Previously his picture appeared on the first page of every book. Since the fall of his regime in March 2003 schools have continued using old textbooks but with the most Saddamist pages ripped out and some paragraphs blacked over. Teachers complained they were forced to teach syllabuses that failed to acknowledge half a century’s history.

There is no mention of the 1991 Gulf war, about which it was previously taught that “brave Iraqis forced the Americans to stop firing.” The events of 2003 are described only as a “major shake-up” of Iraq.

What, indeed, will history say was the reason the United States declared war and killed so many of their countrymen?  If not to “rescue” them from Saddam, why were we there?

On Sunday, few of the children who made their way to school returned with new books in their schoolbags. The reason: the printing firm hired by the Government to produce them failed to meet its deadline and for at least the next fortnight teachers will have no textbooks at all.

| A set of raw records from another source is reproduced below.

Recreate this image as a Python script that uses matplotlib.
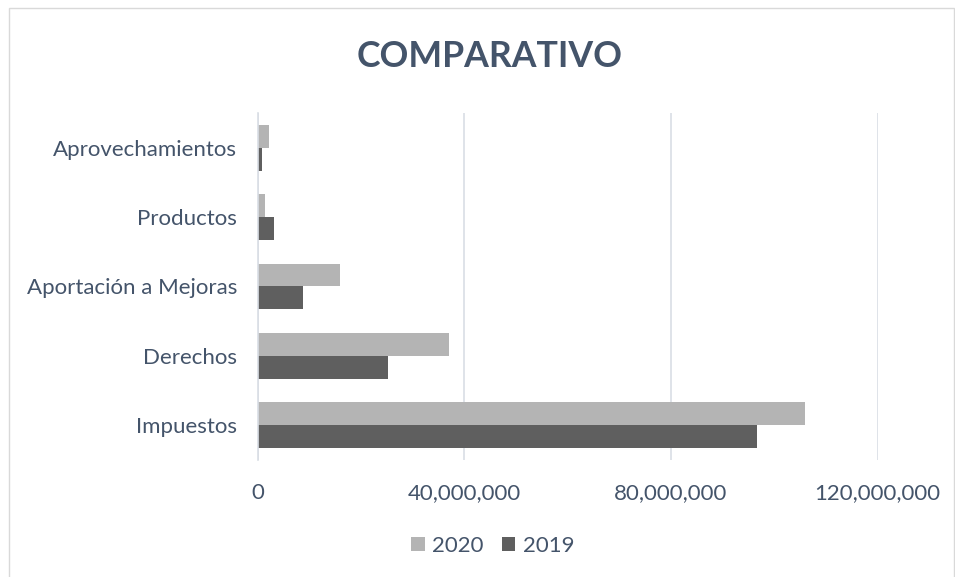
import numpy as np
import matplotlib.pyplot as plt
from matplotlib.ticker import FuncFormatter
from matplotlib.patches import Rectangle

categories = ['Impuestos', 'Derechos', 'Aportación a Mejoras', 'Productos', 'Aprovechamientos']
v2020 = [105.9e6, 37.0e6, 16.0e6, 1.4e6, 2.1e6]
v2019 = [96.6e6, 25.2e6, 8.8e6, 3.1e6, 0.8e6]

text_color = '#44546A'
plt.rcParams['font.family'] = ['Lato', 'DejaVu Sans']

fig = plt.figure(figsize=(9.55, 5.77), dpi=100)
ax = fig.add_axes([0.270, 0.203, 0.649, 0.601])

y = np.arange(len(categories))
h = 0.33
ax.barh(y + h / 2, v2020, height=h, color='#B4B4B4', label='2020', zorder=3)
ax.barh(y - h / 2, v2019, height=h, color='#5F5F5F', label='2019', zorder=3)

ax.set_xlim(0, 120e6)
ax.set_ylim(-0.5, len(categories) - 0.5)
ax.set_xticks([0, 40e6, 80e6, 120e6])
ax.xaxis.set_major_formatter(FuncFormatter(lambda v, p: f'{v:,.0f}'))
ax.set_yticks(y)
ax.set_yticklabels(categories)
ax.tick_params(axis='both', length=0, labelsize=16, labelcolor=text_color)
ax.tick_params(axis='y', pad=15)
ax.tick_params(axis='x', pad=17)
ax.grid(axis='x', color='#D9DEE5', linewidth=1.2, zorder=0)
for s in ['top', 'right', 'bottom']:
    ax.spines[s].set_visible(False)
ax.spines['left'].set_color('#D9DEE5')
ax.spines['left'].set_linewidth(1.2)
ax.spines['left'].set_zorder(4)

fig.text(0.513, 0.902, 'COMPARATIVO', ha='center', va='center', fontsize=25.7,
         fontweight='bold', color=text_color)

ax.legend(loc='center', bbox_to_anchor=(0.516, 0.054), bbox_transform=fig.transFigure,
          ncol=2, frameon=False, fontsize=16, labelcolor=text_color,
          handlelength=0.6, handleheight=0.6, handletextpad=0.35, columnspacing=0.8)

fig.patches.append(Rectangle((0.009, -0.01), 0.99, 0.996, transform=fig.transFigure,
                             fill=False, edgecolor='#D9D9D9', linewidth=1))

fig.savefig('out.png', dpi=100)
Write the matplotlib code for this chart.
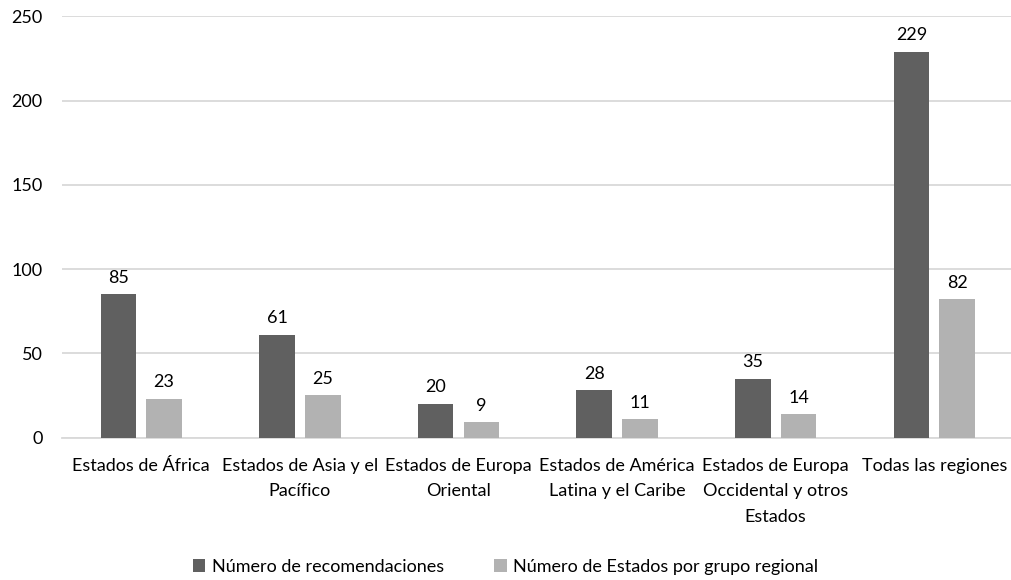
import matplotlib
matplotlib.use("Agg")
import matplotlib.pyplot as plt
import numpy as np

# Data
categories = [
    "Estados de África",
    "Estados de Asia y el\nPacífico",
    "Estados de Europa\nOriental",
    "Estados de América\nLatina y el Caribe",
    "Estados de Europa\nOccidental y otros\nEstados",
    "Todas las regiones",
]
recomendaciones = [85, 61, 20, 28, 35, 229]
estados = [23, 25, 9, 11, 14, 82]
series_labels = ["Número de recomendaciones", "Número de Estados por grupo regional"]
yticks = [0, 50, 100, 150, 200, 250]

# Style
DARK = "#606060"
LIGHT = "#b2b2b2"
GRID = "#d9d9d9"
FONT = "Lato"
FS = 13

plt.rcParams["font.family"] = [FONT, "DejaVu Sans"]

fig = plt.figure(figsize=(10.11, 5.8), dpi=100)
ax = fig.add_axes([62 / 1011, 1 - 437.5 / 580, 951.6 / 1011, 421.2 / 580])

x = np.arange(len(categories))
width = 0.224
offset = 0.144

bars1 = ax.bar(x - offset, recomendaciones, width, color=DARK, label=series_labels[0], zorder=3)
bars2 = ax.bar(x + offset, estados, width, color=LIGHT, label=series_labels[1], zorder=3)

for bars in (bars1, bars2):
    for b in bars:
        ax.annotate(f"{int(b.get_height())}",
                    (b.get_x() + b.get_width() / 2, b.get_height()),
                    xytext=(0, 6), textcoords="offset points",
                    ha="center", va="bottom", fontsize=FS, color="#000000")

ax.set_xlim(-0.5, len(categories) - 0.5)
ax.set_ylim(0, 250)
ax.set_yticks(yticks)
ax.set_xticks(x)
ax.set_xticklabels(categories, fontsize=FS, linespacing=1.7)
ax.tick_params(axis="both", length=0, labelsize=FS)
ax.tick_params(axis="x", pad=15)
ax.tick_params(axis="y", pad=14)

ax.grid(axis="y", color=GRID, linewidth=1.3, zorder=0)
for side in ("top", "right", "left"):
    ax.spines[side].set_visible(False)
ax.spines["bottom"].set_color(GRID)
ax.spines["bottom"].set_linewidth(1.3)

fig.legend(loc="center", bbox_to_anchor=(0.5, 1 - 567 / 580), ncol=2,
           frameon=False, fontsize=FS, handlelength=0.7, handleheight=0.7,
           handletextpad=0.35, columnspacing=2.8)

fig.savefig("out.png", dpi=100, facecolor="white")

Meanwhile, Saddam’s new defence lawyers plan to prove he has been denied his legal rights when they defend him at a show trial next month.

Iraqi officials have said Saddam will go on trial on October 19, but the London barrister Abdel Haq Alani said on Sunday the US-backed court had not even told him the trial date or the charges against him.

“We can prove in court that there has never been a due process of law. This is what is going to embarrass the Americans,” said Mr Alani, who was hired by Saddam’s eldest daughter.

Mr Alani said his strategy would be to undermine the legitimacy of the court by showing Saddam had already been subject to legal bias.